Note that if you would like to force the TRIS to start from a superannuation fund, you can see the instructions in the 'How to include a TRIS for an individual' section , above.

Thing to check

How to check it

Check your data input allows a TRIS

Check the TRIS settings on the Retirement planning sub-step (under the Cash flows & Goals step on the top menu) and the Review super funds sub-step (under the Cash flows & Goals step on the top menu). For more details, see How to include or exclude a Transition to retirement income stream (TRIS, formerly known as TTR).

Check the individual is eligible to start a TRIS

Pathfinder will not start a TRIS if they are not eligible to do so according to the current legislation. So you may wish to double check the individual's eligibility. e.g. you can check when they reach their preservation age on the Age Lookup table

Does the individual have enough income to cover their expenses without a TRIS

Typically, Pathfinder will only start a TRIS in order to meet expenses.  So, if an individual has sufficient income from other sources to meet their expenses, then Pathfinder may not start the TRIS.

To see if this is the case, you can review their income at the Cash flows & action items  sub-step (under the  Results  step on the top menu).

Note that if you want to start the TRIS from a superannuation fund, then you can control the start date at the Review super funds sub-step (under the Cash flows & Goals step on the top menu).

Are there other advantages to keeping funds in the accumulation fund rather than starting a TRIS.

Sometimes, there are benefits to keeping funds int he accumulation phase of super, rather than starting a TRIS.  For more, see Understanding why funds are kept in in the accumulation phase of super instead of the pension phase.

How to find out what return is being modelled for the TRIS

For an SMSF, the returns that are being used can be found by checking the assumptions report.  For more, see How to see and edit the assumptions.

For a retail or industry super fund, the return, in the assumptions report will give you the returns, however, if you have entered fees, you will need to check the detailed reports for the final value:

  1. Check the returns that have been entered for the super investment option at the assumptions.
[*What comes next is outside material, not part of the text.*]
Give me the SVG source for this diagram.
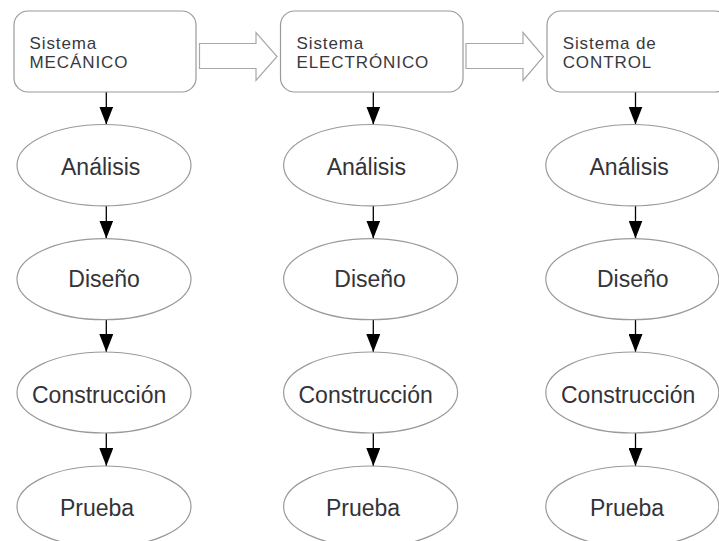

  2. In your results, go the to 'Investment return' detailed report for the super investment in the pension phase. To find the report, go to the Detailed reports sub-menu (on the Results step on the top menu), and then on the left menu, follow this path: (individual) > (Super fund name) > (Super fund name) Pension > Assets and loans > Investment – (investment name) > Investment return

  3. On the ‘Investment return’ report, there is a line called 'Rate of return' which shows values with the following logic:

    1. When the investment is in pension phase for the whole year, the rate of return will match the pension phase in the assumptions, minus any fees. For example, if the pension phase return is 6.6% and you've entered a 'Platform admin fee %' of 1%, then the 'rate of return will be 5.6%

    2. When the investment is in TRIS phase for the whole year, the rate of return will match the accumulation phase in the assumptions. However, if you also entered fees on the investment, then fees will be deducted from the pre-tax amount, and then the tax will be deducted. For example, if the TRIS phase return (before fees) is 5.75% and you've entered a platform admin fee of 1%, the rate of return will be 4.9%, with the calculations as follows:

      1. Return after tax = 5.75

      2. Return before tax = 5.75 / 0.85 = 6.7647

      3. Subtract fees = 6.7647 – 1 = 5.7647

      4. Return after tax (and fees) = 5.7647 x 0.85 = 4.9

    3. In transitional years (e.g.the year a TRIS is converted to an ABP, the year a TRIS or ABP starts), the return will be scaled for the portion of the year the return should be applied.